EVEN IF you haven’t made it to Broadway lately, you’ll likely recognize the names of this year’s Tony nominees for best musical: Bring It On, A Christmas Story, Kinky Boots, and Matilda. For the first time, each of the nominees is based on a movie or a text with an already famous film adaptation.
Regurgitating blockbuster material has become standard for Broadway—and it seems to pay off. In 2010, for instance, all the nominees for best musical were of the “jukebox” variety—squeezing one artist or era’s hits into a plot. Textbook example: the ABBA hit parade Mamma Mia! The last truly original—not book-, not movie-, not pop-song-inspired—musical to win was In the Heights in 2008. It saw moderate success and closed after almost three years. By contrast, The Lion King opened in 1997 and continues to gross over $1.7 million per week on average.
Most major awards are meant to honor good work and boost sales (think of the outrage among booksellers last year when there was no Pulitzer awarded for fiction). But are the Tonys succeeding at either goal?
When original works win, they get legs. They get extended lives on Broadway, and they become the shows that regional theaters and high schools revive, whose songs get incorporated into audition books and musical revues. They enter the American canon.
To be fair to the nominating committee, there weren’t many essentially original musicals to choose from this year. Even a more avant-garde work, the folk-rock Hands on a Hardbody, took its inspiration from a documentary—and closed after 28 performances. Though blockbusters are hardly immune: Bring It On ran for only five months.

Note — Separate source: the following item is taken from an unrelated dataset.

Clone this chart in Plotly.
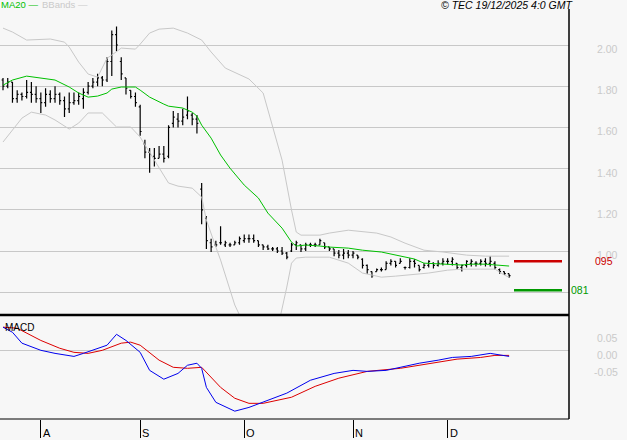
import plotly.graph_objects as go
import pandas as pd

# ---------------- data ----------------
dates = pd.bdate_range("2025-07-22", "2025-12-18")  # trading days shown

high = [1.84, 1.84, 1.82, 1.78, 1.77, 1.83, 1.82, 1.80, 1.77, 1.79,
        1.78, 1.80, 1.77, 1.75, 1.77, 1.77, 1.77, 1.79, 1.82, 1.84,
        1.86, 1.85, 1.94, 2.07, 2.09, 1.94, 1.84, 1.78, 1.77, 1.71,
        1.54, 1.50, 1.50, 1.51, 1.51, 1.61, 1.68, 1.67, 1.69, 1.75,
        1.67, 1.66, 1.33, 1.17, 1.06, 1.05, 1.12, 1.05, 1.04, 1.05,
        1.07, 1.08, 1.08, 1.08, 1.05, 1.03, 1.03, 1.02, 1.02, 1.02,
        0.995, 1.04, 1.05, 1.03, 1.04, 1.04, 1.04, 1.06, 1.04, 1.02,
        1.01, 1.005, 1.01, 1.005, 1.00, 0.98, 0.965, 0.935, 0.90, 0.915,
        0.92, 0.95, 0.96, 0.95, 0.965, 0.925, 0.965, 0.96, 0.93, 0.94,
        0.955, 0.945, 0.955, 0.965, 0.965, 0.97, 0.94, 0.935, 0.955, 0.96,
        0.95, 0.96, 0.965, 0.975, 0.95, 0.915, 0.90, 0.89]
low = [1.78, 1.79, 1.72, 1.72, 1.73, 1.74, 1.72, 1.72, 1.67, 1.70,
       1.72, 1.72, 1.71, 1.65, 1.67, 1.71, 1.71, 1.69, 1.76, 1.79,
       1.80, 1.80, 1.82, 1.85, 1.97, 1.83, 1.76, 1.74, 1.70, 1.56,
       1.45, 1.38, 1.41, 1.45, 1.43, 1.45, 1.60, 1.60, 1.61, 1.64,
       1.61, 1.57, 1.13, 1.01, 0.995, 1.02, 1.03, 1.02, 1.02, 1.03,
       1.03, 1.04, 1.04, 1.04, 1.02, 1.005, 1.005, 1.00, 0.99, 0.98,
       0.96, 0.995, 1.005, 0.995, 1.00, 1.02, 1.02, 1.03, 1.01, 1.00,
       0.975, 0.965, 0.96, 0.965, 0.965, 0.96, 0.915, 0.89, 0.87, 0.90,
       0.90, 0.91, 0.93, 0.92, 0.94, 0.91, 0.915, 0.92, 0.90, 0.915,
       0.92, 0.915, 0.925, 0.93, 0.935, 0.93, 0.91, 0.90, 0.92, 0.925,
       0.925, 0.93, 0.925, 0.925, 0.91, 0.89, 0.885, 0.87]
open_ = [1.83, 1.80, 1.82, 1.74, 1.76, 1.75, 1.77, 1.76, 1.74, 1.72,
         1.76, 1.74, 1.76, 1.73, 1.69, 1.72, 1.73, 1.74, 1.77, 1.80,
         1.82, 1.84, 1.83, 1.92, 2.05, 1.92, 1.84, 1.78, 1.75, 1.70,
         1.52, 1.48, 1.46, 1.45, 1.47, 1.46, 1.62, 1.64, 1.63, 1.66,
         1.66, 1.64, 1.30, 1.16, 1.04, 1.03, 1.04, 1.03, 1.03, 1.03,
         1.04, 1.05, 1.06, 1.06, 1.05, 1.03, 1.02, 1.01, 1.01, 1.00,
         0.99, 1.00, 1.03, 1.03, 1.01, 1.03, 1.03, 1.03, 1.04, 1.02,
         1.01, 0.99, 0.98, 0.99, 0.98, 0.98, 0.96, 0.93, 0.90, 0.90,
         0.91, 0.91, 0.94, 0.95, 0.94, 0.92, 0.92, 0.95, 0.93, 0.92,
         0.93, 0.94, 0.93, 0.94, 0.95, 0.95, 0.94, 0.92, 0.93, 0.94,
         0.94, 0.94, 0.95, 0.94, 0.94, 0.91, 0.90, 0.89]
close = [1.80, 1.82, 1.74, 1.76, 1.75, 1.77, 1.76, 1.74, 1.72, 1.76,
         1.74, 1.76, 1.73, 1.69, 1.72, 1.73, 1.75, 1.77, 1.80, 1.82,
         1.84, 1.83, 1.92, 2.05, 2.00, 1.86, 1.79, 1.75, 1.72, 1.58,
         1.48, 1.47, 1.45, 1.47, 1.45, 1.60, 1.65, 1.63, 1.65, 1.68,
         1.64, 1.62, 1.20, 1.05, 1.02, 1.03, 1.04, 1.04, 1.03, 1.04,
         1.06, 1.06, 1.06, 1.05, 1.03, 1.02, 1.01, 1.01, 1.00, 0.99,
         0.97, 1.03, 1.04, 1.01, 1.03, 1.03, 1.03, 1.05, 1.02, 1.01,
         0.99, 0.98, 0.99, 0.98, 0.99, 0.97, 0.93, 0.91, 0.88, 0.91,
         0.91, 0.94, 0.95, 0.93, 0.95, 0.92, 0.95, 0.94, 0.91, 0.93,
         0.95, 0.93, 0.94, 0.95, 0.95, 0.96, 0.92, 0.93, 0.95, 0.95,
         0.94, 0.95, 0.94, 0.95, 0.92, 0.90, 0.89, 0.88]

# MA20 (at selected bars)
ma_idx = [0, 2, 5, 8, 11, 14, 16, 18, 20, 22, 23, 25, 28, 29, 31, 34, 35, 38,
          40, 41, 42, 44, 46, 48, 51, 54, 56, 59, 61, 62, 64, 67, 69, 73, 76,
          80, 83, 87, 89, 94, 97, 99, 102, 107]
ma_val = [1.805, 1.830, 1.849, 1.839, 1.830, 1.796, 1.767, 1.747, 1.752, 1.767,
          1.786, 1.796, 1.796, 1.781, 1.747, 1.713, 1.703, 1.694, 1.674, 1.655,
          1.611, 1.548, 1.466, 1.402, 1.320, 1.257, 1.184, 1.111, 1.043, 1.024,
          1.029, 1.024, 1.019, 1.014, 1.004, 0.995, 0.980, 0.961, 0.941, 0.936,
          0.932, 0.936, 0.936, 0.927]

# Bollinger bands
bbu_idx = [0, 2, 5, 10, 13, 14, 16, 18, 20, 21, 22, 23, 25, 28, 29, 31, 33, 36,
           39, 42, 44, 47, 50, 52, 55, 57, 59, 61, 62, 63, 67, 69, 73, 79, 82,
           85, 89, 93, 95, 98, 102, 107]
bbu_val = [2.082, 2.063, 2.024, 2.029, 2.014, 1.990, 1.917, 1.859, 1.844, 1.888,
           1.936, 1.951, 1.985, 1.980, 2.004, 2.058, 2.077, 2.082, 2.058, 2.024,
           1.966, 1.888, 1.854, 1.835, 1.767, 1.601, 1.441, 1.199, 1.092, 1.077,
           1.077, 1.087, 1.101, 1.087, 1.068, 1.038, 1.004, 0.995, 0.990, 0.980,
           0.975, 0.975]
bbl_idx = [0, 2, 4, 6, 9, 11, 14, 16, 18, 21, 23, 24, 27, 29, 32, 35, 37, 40,
           42, 43, 45, 46, 49, 52, 55, 58, 60, 61, 62, 64, 69, 73, 76, 80, 83,
           87, 90, 94, 97, 101, 104, 106, 107]
bbl_val = [1.529, 1.587, 1.645, 1.674, 1.660, 1.636, 1.592, 1.621, 1.670, 1.670,
           1.626, 1.602, 1.602, 1.553, 1.441, 1.330, 1.315, 1.305, 1.262, 1.150,
           1.019, 0.956, 0.738, 0.592, 0.543, 0.616, 0.825, 0.941, 0.966, 0.970,
           0.970, 0.941, 0.893, 0.873, 0.878, 0.888, 0.893, 0.907, 0.912, 0.912,
           0.912, 0.883, 0.873]

# MACD and signal
macd_idx = [0, 2, 4, 8, 11, 15, 17, 20, 22, 24, 26, 29, 31, 34, 37, 39, 41, 42,
            43, 45, 49, 52, 55, 60, 65, 70, 74, 77, 81, 84, 88, 92, 95, 99,
            103, 107]
macd_val = [0.068, 0.053, 0.021, 0.0, -0.009, -0.018, -0.009, 0.006, 0.015,
            0.047, 0.029, -0.006, -0.059, -0.085, -0.068, -0.044, -0.038,
            -0.053, -0.109, -0.153, -0.179, -0.168, -0.153, -0.126, -0.088,
            -0.068, -0.059, -0.062, -0.059, -0.050, -0.038, -0.029, -0.021,
            -0.018, -0.009, -0.018]
sig_idx = [0, 3, 8, 12, 15, 18, 21, 25, 27, 29, 33, 36, 39, 42, 46, 49, 52, 55,
           61, 66, 71, 77, 84, 91, 96, 101, 104, 107]
sig_val = [0.068, 0.065, 0.029, 0.006, -0.006, -0.009, 0.0, 0.021, 0.024,
           0.015, -0.029, -0.050, -0.053, -0.050, -0.109, -0.141, -0.156,
           -0.156, -0.138, -0.106, -0.082, -0.062, -0.053, -0.038, -0.026,
           -0.021, -0.015, -0.015]

price_ticks = [2.0, 1.8, 1.6, 1.4, 1.2, 1.0]
price_ticktext = ["2.00", "1.80", "1.60", "1.40", "1.20", "1.00"]
price_grid = [2.0, 1.8, 1.6, 1.4, 1.2, 1.0, 0.8]
macd_ticks = [0.05, 0.0, -0.05]
macd_ticktext = ["0.05", "0.00", "-0.05"]
resistance = 0.95
resistance_text = "095"
support = 0.81
support_text = "081"
month_letters = ["A", "S", "O", "N", "D"]
stamp = "© TEC 19/12/2025 4:0 GMT"

# ---------------- figure ----------------
W, H = 627, 440
xi = list(range(len(dates)))
month_idx = []
seen = set()
for i, d in enumerate(dates):
    key = (d.year, d.month)
    if key not in seen:
        seen.add(key)
        if i > 0:
            month_idx.append(i)

XR = 569 / W
FONT = "Liberation Sans, Arial, sans-serif"
LABEL_GRAY = "#cacaca"

def py(ypix):
    return (H - ypix) / H

fig = go.Figure()
fig.add_trace(go.Ohlc(x=xi, open=open_, high=high, low=low, close=close,
                      increasing=dict(line=dict(color="black", width=1.2)),
                      decreasing=dict(line=dict(color="black", width=1.2)),
                      tickwidth=0.3, xaxis="x", yaxis="y", hoverinfo="skip"))
fig.add_trace(go.Scatter(x=bbu_idx, y=bbu_val, mode="lines",
                         line=dict(color="#c8c8c8", width=1), xaxis="x", yaxis="y"))
fig.add_trace(go.Scatter(x=bbl_idx, y=bbl_val, mode="lines",
                         line=dict(color="#c8c8c8", width=1), xaxis="x", yaxis="y"))
fig.add_trace(go.Scatter(x=ma_idx, y=ma_val, mode="lines",
                         line=dict(color="#00c000", width=1), xaxis="x", yaxis="y"))
fig.add_trace(go.Scatter(x=sig_idx, y=sig_val, mode="lines",
                         line=dict(color="#dd0000", width=1), xaxis="x2", yaxis="y2"))
fig.add_trace(go.Scatter(x=macd_idx, y=macd_val, mode="lines",
                         line=dict(color="#0000ee", width=1), xaxis="x2", yaxis="y2"))

# x range so that bar 0 sits at x=3px, 4.73 px per bar
xr = [-3 / 4.73, (569 - 3) / 4.73]
# price axis: 2.00 at y=45, 206 px per unit; panel from y=9 to y=315
yr = [2.0 - (315 - 45) / 206, 2.0 + (45 - 9) / 206]
# macd axis: 0 at y=350.3, 340 px per unit; panel from y=315 to y=419
mr = [-(419 - 350.3) / 340, (350.3 - 315) / 340]

fig.update_layout(
    width=W, height=H,
    margin=dict(l=0, r=0, t=0, b=0),
    paper_bgcolor="#f7f7f7", plot_bgcolor="#f7f7f7",
    showlegend=False,
    hovermode=False,
    xaxis=dict(domain=[0, XR], range=xr, anchor="y", showgrid=False,
               zeroline=False, showticklabels=False, ticks="",
               rangeslider=dict(visible=False), fixedrange=True),
    yaxis=dict(domain=[py(315), py(9)], range=yr, anchor="x",
               tickvals=price_grid, showticklabels=False, showgrid=True,
               gridcolor="#c8c8c8", gridwidth=1, zeroline=False, ticks=""),
    xaxis2=dict(domain=[0, XR], range=xr, anchor="y2", showgrid=False,
                zeroline=False, showticklabels=False, ticks="outside",
                ticklen=18, tickwidth=1, tickcolor="black",
                tickvals=month_idx),
    yaxis2=dict(domain=[py(419), py(315)], range=mr, anchor="x2",
                tickvals=[0.0], showticklabels=False, showgrid=True,
                gridcolor="#c8c8c8", gridwidth=1, zeroline=False, ticks=""),
)

shapes = [
    dict(type="line", xref="paper", yref="paper", x0=0, x1=XR,
         y0=py(315), y1=py(315), line=dict(color="black", width=2.5)),
    dict(type="line", xref="paper", yref="paper", x0=0, x1=XR,
         y0=py(419), y1=py(419), line=dict(color="black", width=1)),
    dict(type="line", xref="paper", yref="paper", x0=XR, x1=XR,
         y0=py(419), y1=py(9), line=dict(color="black", width=1.5)),
    dict(type="line", xref="paper", yref="y", x0=514 / W, x1=562 / W,
         y0=resistance, y1=resistance, line=dict(color="#cc0000", width=2.5)),
    dict(type="line", xref="paper", yref="y", x0=514 / W, x1=562 / W,
         y0=support, y1=support, line=dict(color="#009900", width=2.5)),
]
fig.update_layout(shapes=shapes)

ann = []
for v, t in zip(price_ticks, price_ticktext):
    ann.append(dict(x=620 / W, xref="paper", y=v, yref="y", text=t,
                    xanchor="right", yanchor="middle", yshift=-4,
                    showarrow=False,
                    font=dict(family=FONT, size=10.5, color=LABEL_GRAY)))
for v, t in zip(macd_ticks, macd_ticktext):
    ann.append(dict(x=620 / W, xref="paper", y=v, yref="y2", text=t,
                    xanchor="right", yanchor="middle", yshift=-5,
                    showarrow=False,
                    font=dict(family=FONT, size=10.5, color=LABEL_GRAY)))
ann.append(dict(x=593 / W, xref="paper", y=resistance, yref="y",
                text=resistance_text, xanchor="left", yanchor="middle",
                showarrow=False, font=dict(family=FONT, size=10.5, color="#cc0000")))
ann.append(dict(x=569 / W, xref="paper", y=support, yref="y",
                text=support_text, xanchor="left", yanchor="middle",
                showarrow=False, font=dict(family=FONT, size=10.5, color="#009900")))
for i, t in zip(month_idx, month_letters):
    ann.append(dict(x=i, xref="x2", y=py(433), yref="paper", text=t,
                    xanchor="left", yanchor="middle", xshift=0,
                    showarrow=False, font=dict(family=FONT, size=11, color="black")))
ann.append(dict(x=3 / W, xref="paper", y=py(327), yref="paper", text="MACD",
                xanchor="left", yanchor="middle", showarrow=False,
                font=dict(family=FONT, size=10, color="black")))
ann.append(dict(x=-1 / W, xref="paper", y=py(4.5), yref="paper", text="MA20 —",
                xanchor="left", yanchor="middle", showarrow=False,
                font=dict(family=FONT, size=9.5, color="#00c000")))
ann.append(dict(x=40 / W, xref="paper", y=py(4.5), yref="paper", text="BBands —",
                xanchor="left", yanchor="middle", showarrow=False,
                font=dict(family=FONT, size=9.5, color=LABEL_GRAY)))
ann.append(dict(x=575 / W, xref="paper", y=py(4.5), yref="paper",
                text="<i>" + stamp + "</i>", xanchor="right", yanchor="middle",
                showarrow=False, font=dict(family=FONT, size=10.5, color="black")))
fig.update_layout(annotations=ann)

fig.write_html("out.html",
               config={"displayModeBar": False, "staticPlot": True},
               post_script="document.body.style.margin='0';"
                           "document.body.style.background='#f7f7f7';")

But adaptation is in Broadway’s blood. The first 10 musicals to win Tonys were all based on source material, be it a play, a book, or a short story. The difference between then and now is that most of those shows grew to surpass their sources—just think of The Music Man.

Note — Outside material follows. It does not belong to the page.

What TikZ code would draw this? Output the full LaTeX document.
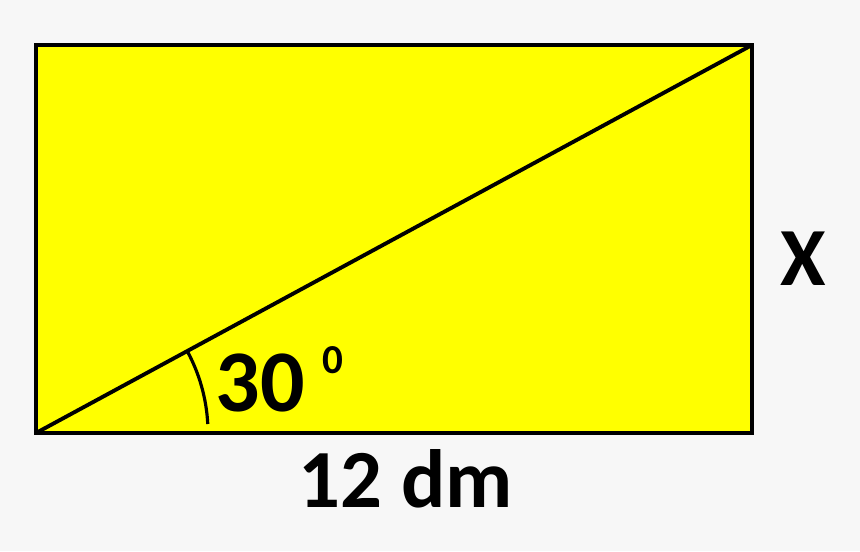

Although Spider-Man: Turn Off the Dark may never become the pop-cultural touchstone of the Tobey Maguire–movie sort, slapping a blockbuster title on a marquee lures in certain audience members that original works don’t; it’s these visitors to New York, not the seasoned theatergoers, who keep the box offices open. And that’s just fine, according to actors like Jeanne Lehman, a Tony voter who had a long run as Mrs. Potts in Beauty and the Beast. “Personally, I don’t have a problem with movies turned musicals,” she says. “Whatever is keeping theater alive, that is what we need.”